__Objective__
Exactly reproduce the lines that run from the one containing "Output the web" through the one containing "const fontSize = 20, stretch = 1.11;", ends included, with no pictures.

--- BEGIN The data ---

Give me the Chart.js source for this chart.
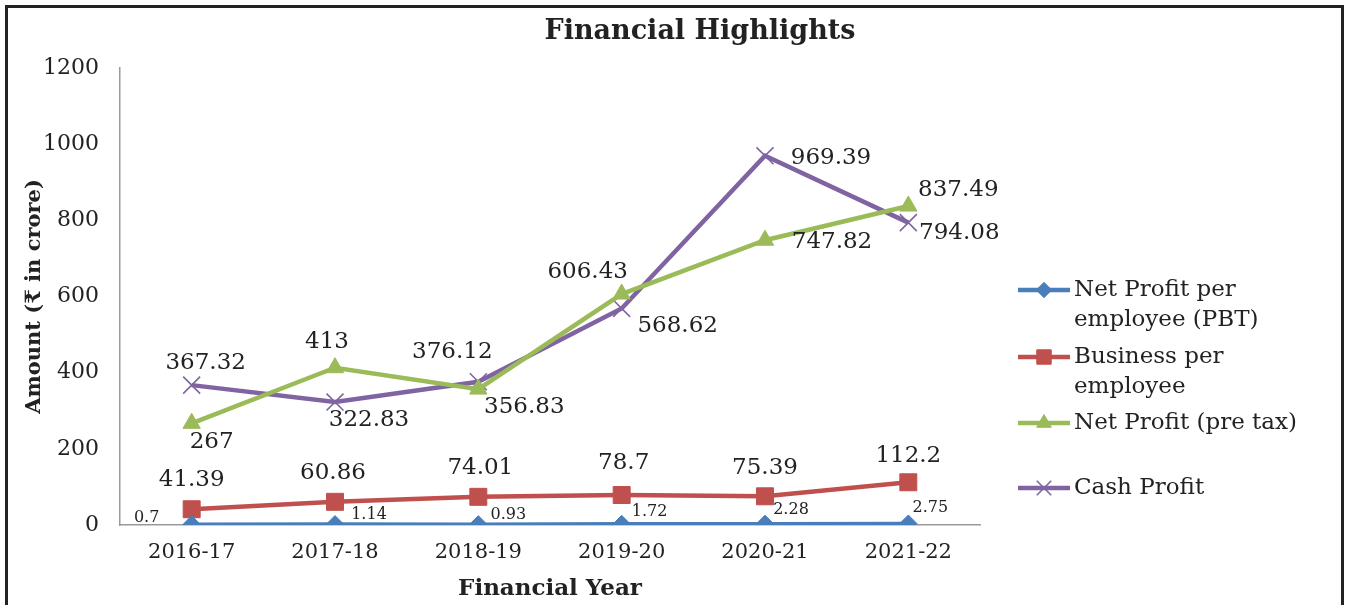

--- END The data ---
--- BEGIN The data ---

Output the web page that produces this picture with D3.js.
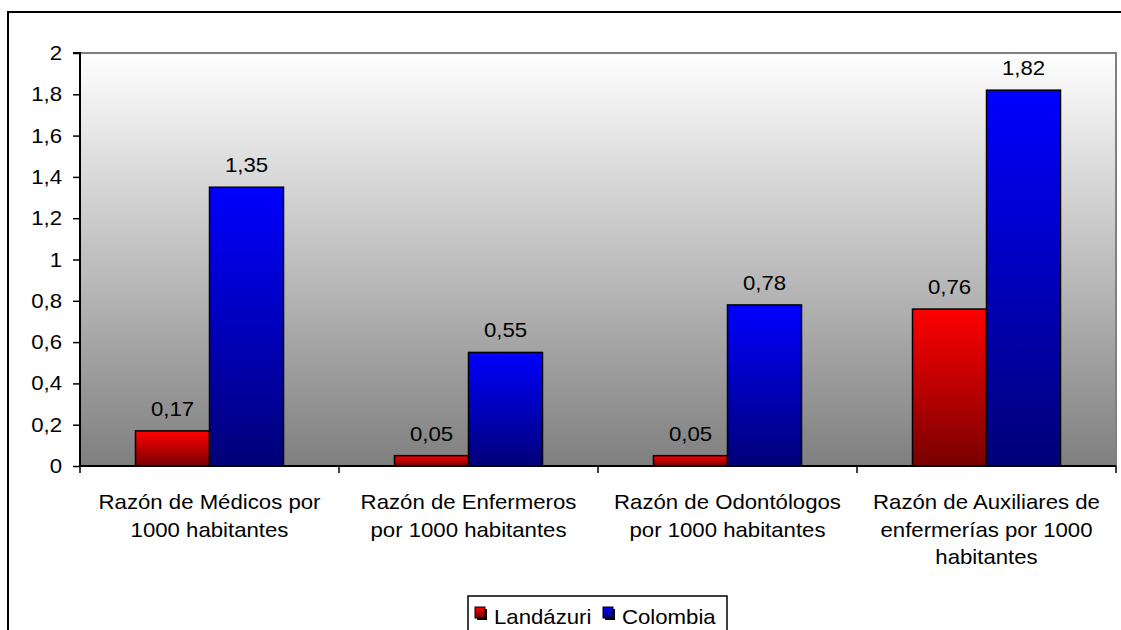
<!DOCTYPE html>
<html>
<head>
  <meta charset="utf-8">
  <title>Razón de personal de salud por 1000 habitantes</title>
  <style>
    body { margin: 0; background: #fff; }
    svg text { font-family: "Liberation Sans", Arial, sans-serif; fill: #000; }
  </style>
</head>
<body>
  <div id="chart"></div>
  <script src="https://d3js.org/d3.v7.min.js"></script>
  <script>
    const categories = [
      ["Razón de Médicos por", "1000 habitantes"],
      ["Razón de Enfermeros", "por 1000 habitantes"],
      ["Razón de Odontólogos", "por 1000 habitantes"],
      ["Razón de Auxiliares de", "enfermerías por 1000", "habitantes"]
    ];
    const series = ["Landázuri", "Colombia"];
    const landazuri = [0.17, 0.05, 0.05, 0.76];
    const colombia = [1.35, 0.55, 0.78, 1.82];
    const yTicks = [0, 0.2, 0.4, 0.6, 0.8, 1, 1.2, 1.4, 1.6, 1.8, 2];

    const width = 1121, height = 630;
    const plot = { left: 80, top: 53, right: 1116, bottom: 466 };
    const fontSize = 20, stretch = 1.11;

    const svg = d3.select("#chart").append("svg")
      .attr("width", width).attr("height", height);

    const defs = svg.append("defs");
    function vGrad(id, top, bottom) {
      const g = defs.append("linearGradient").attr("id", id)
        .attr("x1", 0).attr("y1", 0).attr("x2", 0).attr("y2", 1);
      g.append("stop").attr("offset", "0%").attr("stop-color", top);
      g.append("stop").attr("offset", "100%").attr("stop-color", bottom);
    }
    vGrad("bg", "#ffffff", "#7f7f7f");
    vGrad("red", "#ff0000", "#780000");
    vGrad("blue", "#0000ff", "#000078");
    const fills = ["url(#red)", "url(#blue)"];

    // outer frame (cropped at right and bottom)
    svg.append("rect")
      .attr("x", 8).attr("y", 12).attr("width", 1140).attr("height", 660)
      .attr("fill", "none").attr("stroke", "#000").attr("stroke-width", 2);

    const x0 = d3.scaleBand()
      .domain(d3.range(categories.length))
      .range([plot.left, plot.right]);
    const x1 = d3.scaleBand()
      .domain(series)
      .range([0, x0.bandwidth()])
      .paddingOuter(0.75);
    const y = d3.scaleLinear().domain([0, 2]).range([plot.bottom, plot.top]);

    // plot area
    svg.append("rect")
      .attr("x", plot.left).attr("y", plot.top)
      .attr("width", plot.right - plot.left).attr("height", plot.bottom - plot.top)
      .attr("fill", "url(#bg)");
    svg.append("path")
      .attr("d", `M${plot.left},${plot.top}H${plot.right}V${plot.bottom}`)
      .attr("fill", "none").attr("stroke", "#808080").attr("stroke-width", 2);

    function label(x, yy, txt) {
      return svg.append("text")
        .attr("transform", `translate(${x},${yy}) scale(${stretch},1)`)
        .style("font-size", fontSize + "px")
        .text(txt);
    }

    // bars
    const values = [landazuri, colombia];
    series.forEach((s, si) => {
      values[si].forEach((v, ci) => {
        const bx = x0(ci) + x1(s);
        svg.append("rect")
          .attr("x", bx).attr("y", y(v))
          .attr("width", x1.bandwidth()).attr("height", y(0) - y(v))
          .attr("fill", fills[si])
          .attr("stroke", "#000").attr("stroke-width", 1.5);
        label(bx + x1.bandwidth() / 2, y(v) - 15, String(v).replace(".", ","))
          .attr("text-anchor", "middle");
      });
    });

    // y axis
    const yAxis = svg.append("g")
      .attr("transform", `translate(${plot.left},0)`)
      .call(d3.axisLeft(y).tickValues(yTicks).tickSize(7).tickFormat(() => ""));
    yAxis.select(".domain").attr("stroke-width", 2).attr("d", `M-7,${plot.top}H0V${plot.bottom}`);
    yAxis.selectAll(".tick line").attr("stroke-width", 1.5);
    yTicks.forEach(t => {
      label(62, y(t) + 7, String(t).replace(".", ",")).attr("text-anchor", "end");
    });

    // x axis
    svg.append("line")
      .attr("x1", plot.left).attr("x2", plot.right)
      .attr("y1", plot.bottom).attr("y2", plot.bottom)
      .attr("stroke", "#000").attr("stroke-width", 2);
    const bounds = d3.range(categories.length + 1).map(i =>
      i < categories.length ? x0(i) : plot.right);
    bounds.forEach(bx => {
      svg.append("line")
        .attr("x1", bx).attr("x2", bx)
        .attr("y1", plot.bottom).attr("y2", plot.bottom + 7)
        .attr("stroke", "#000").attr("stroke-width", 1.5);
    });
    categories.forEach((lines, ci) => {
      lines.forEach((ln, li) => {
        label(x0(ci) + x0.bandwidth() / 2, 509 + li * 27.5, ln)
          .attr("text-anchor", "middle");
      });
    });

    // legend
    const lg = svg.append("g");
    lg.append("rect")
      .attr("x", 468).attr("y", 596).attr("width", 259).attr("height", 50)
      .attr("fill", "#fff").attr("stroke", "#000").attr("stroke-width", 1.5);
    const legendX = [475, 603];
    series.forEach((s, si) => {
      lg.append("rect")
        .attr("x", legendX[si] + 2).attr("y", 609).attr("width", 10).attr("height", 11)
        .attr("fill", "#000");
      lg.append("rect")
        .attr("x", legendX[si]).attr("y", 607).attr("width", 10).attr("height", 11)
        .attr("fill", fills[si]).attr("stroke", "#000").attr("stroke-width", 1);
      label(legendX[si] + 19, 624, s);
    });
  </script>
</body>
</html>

--- END The data ---
--- BEGIN The data ---

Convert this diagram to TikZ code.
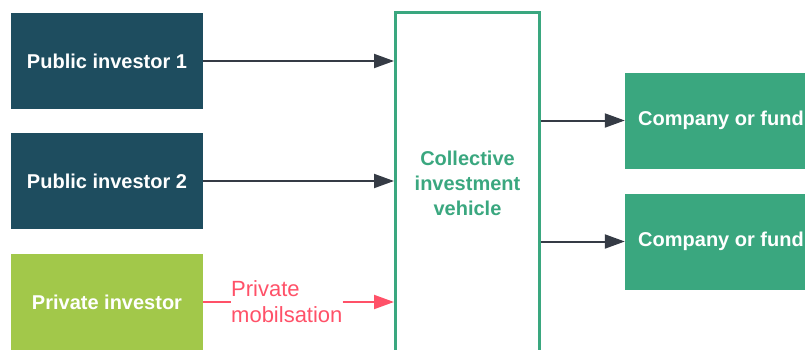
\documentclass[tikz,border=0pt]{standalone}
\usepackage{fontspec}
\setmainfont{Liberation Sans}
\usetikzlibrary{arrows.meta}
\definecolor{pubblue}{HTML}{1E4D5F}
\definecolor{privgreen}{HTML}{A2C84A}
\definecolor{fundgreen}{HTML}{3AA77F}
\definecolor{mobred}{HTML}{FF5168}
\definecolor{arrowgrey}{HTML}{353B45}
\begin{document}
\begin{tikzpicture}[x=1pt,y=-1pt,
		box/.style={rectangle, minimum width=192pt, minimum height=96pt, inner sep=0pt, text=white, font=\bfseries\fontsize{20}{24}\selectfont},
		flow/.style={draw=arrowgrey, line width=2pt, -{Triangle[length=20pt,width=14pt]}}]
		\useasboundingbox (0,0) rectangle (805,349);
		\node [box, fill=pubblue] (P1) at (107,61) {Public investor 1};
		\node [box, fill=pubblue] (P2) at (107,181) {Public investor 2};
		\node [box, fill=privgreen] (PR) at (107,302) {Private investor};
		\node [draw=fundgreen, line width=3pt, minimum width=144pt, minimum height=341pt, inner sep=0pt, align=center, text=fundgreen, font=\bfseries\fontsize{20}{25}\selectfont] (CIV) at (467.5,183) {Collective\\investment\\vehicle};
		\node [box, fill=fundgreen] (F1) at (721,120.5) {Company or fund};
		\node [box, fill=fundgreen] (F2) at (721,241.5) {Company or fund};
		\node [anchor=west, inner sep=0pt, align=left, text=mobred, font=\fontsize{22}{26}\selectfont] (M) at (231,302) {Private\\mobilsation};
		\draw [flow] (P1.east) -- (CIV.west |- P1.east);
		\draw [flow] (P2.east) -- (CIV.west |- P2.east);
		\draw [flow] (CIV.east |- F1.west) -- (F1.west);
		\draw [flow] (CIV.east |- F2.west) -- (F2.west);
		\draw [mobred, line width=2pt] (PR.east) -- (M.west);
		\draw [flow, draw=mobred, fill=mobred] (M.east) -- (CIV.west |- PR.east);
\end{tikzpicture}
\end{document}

--- END The data ---

__Final result__
Output the web page that produces this picture with D3.js.
<!DOCTYPE html>
<html>
<head>
  <meta charset="utf-8">
  <title>Razón de personal de salud por 1000 habitantes</title>
  <style>
    body { margin: 0; background: #fff; }
    svg text { font-family: "Liberation Sans", Arial, sans-serif; fill: #000; }
  </style>
</head>
<body>
  <div id="chart"></div>
  <script src="https://d3js.org/d3.v7.min.js"></script>
  <script>
    const categories = [
      ["Razón de Médicos por", "1000 habitantes"],
      ["Razón de Enfermeros", "por 1000 habitantes"],
      ["Razón de Odontólogos", "por 1000 habitantes"],
      ["Razón de Auxiliares de", "enfermerías por 1000", "habitantes"]
    ];
    const series = ["Landázuri", "Colombia"];
    const landazuri = [0.17, 0.05, 0.05, 0.76];
    const colombia = [1.35, 0.55, 0.78, 1.82];
    const yTicks = [0, 0.2, 0.4, 0.6, 0.8, 1, 1.2, 1.4, 1.6, 1.8, 2];

    const width = 1121, height = 630;
    const plot = { left: 80, top: 53, right: 1116, bottom: 466 };
    const fontSize = 20, stretch = 1.11;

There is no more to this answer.